The Brushfoot butterflies include 5,000 species worldwide, with 220 in North America. They’re named for their shorter forelegs, which are covered with long hairs.

Monarch butterflies belong to this group and are the only species within it that does a true migration. With diminishing habitat, they have now been placed on the endangered list in the United States. This was predicted years ago, knowing the strains on their lives from harmful chemicals in our agricultural system to the destruction of the huge conifers in Mexico, where they spend the winter.

Many people are planting meadows of wildflowers and native milkweeds for the monarchs, and educational programs have helped the public to understand the monarch’s life cycle. But, as their numbers continue to decline, it does not look good.

This is an excellent time of year to find the fritillary butterflies. The great spangled is perhaps the most common in our area and has the largest wingspan – about three inches. They nectar on many of the coneflowers in my yard. Mating occurs in July, and eggs are deposited at the base of violet plants in the woods. Caterpillars feast on violet leaves at night and overwinter.

We found a meadow fritillary on a hike in August near the Lake Michigan shore west of Glidden Drive. It is the most common of the lesser fritillaries, with a wingspan of only 1.25-2 inches. It is double brooded, unlike the great spangled, which is single brooded, but its caterpillar also feeds on violet plants and overwinters.

Red admiral and white admiral butterflies are some of my favorites. Red admirals, with a wingspan of about two inches, are one of the earliest to appear in the spring and have a long flight period to early October. During a mild winter, the adult can hibernate, but it usually makes a short migration to the south.

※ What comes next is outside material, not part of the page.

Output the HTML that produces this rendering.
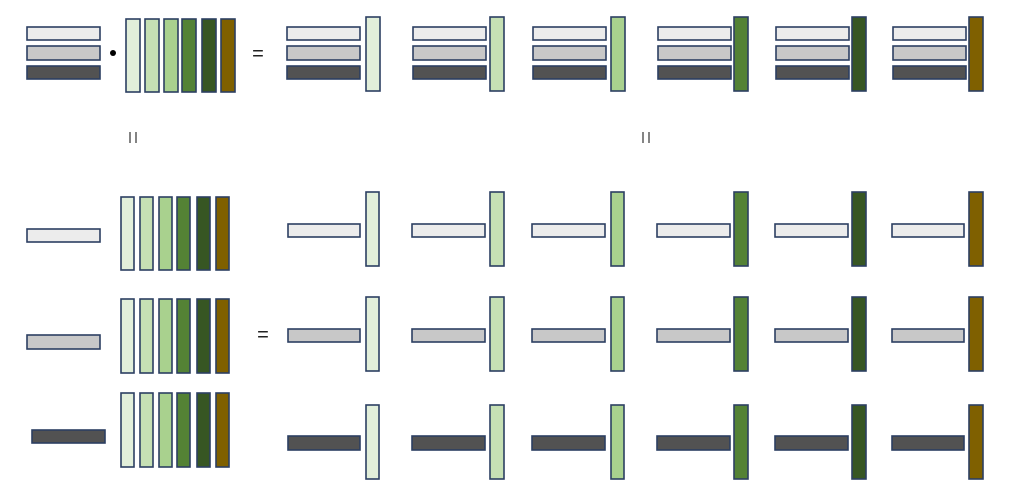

White admirals are distinctive, with a wide, white band that goes through both forewings and hind wings. They can also be found flying before the end of May, but they’re gone by mid-September. We have seen a hybrid of the northern white admiral and the southern red-spotted purple in Door County. It’s called the red-spotted purple, has a three-inch wingspan and is mostly black, with beautiful, blue spots on the hind wings.

Painted lady and American lady are two other fairly common species around here. Their wingspan is about two inches, and their flight season runs from mid-May until early October. The painted lady is found in many countries of the world.

The top view of the American lady shows wider spans of orange than the painted lady. Underwings vary, with the American having a more colorful forewing and just two eyespots on the underwing. The painted lady’s hind-wing underside has four eyespots.

Learn about the butterflies that inhabit your home area, and plant more native flowers to serve as nectar sources. Study which plants the caterpillars need for food, and include them in your gardens. Above all, do not spray hazardous chemicals that can harm the insects that are so important to the lives of butterflies and birds.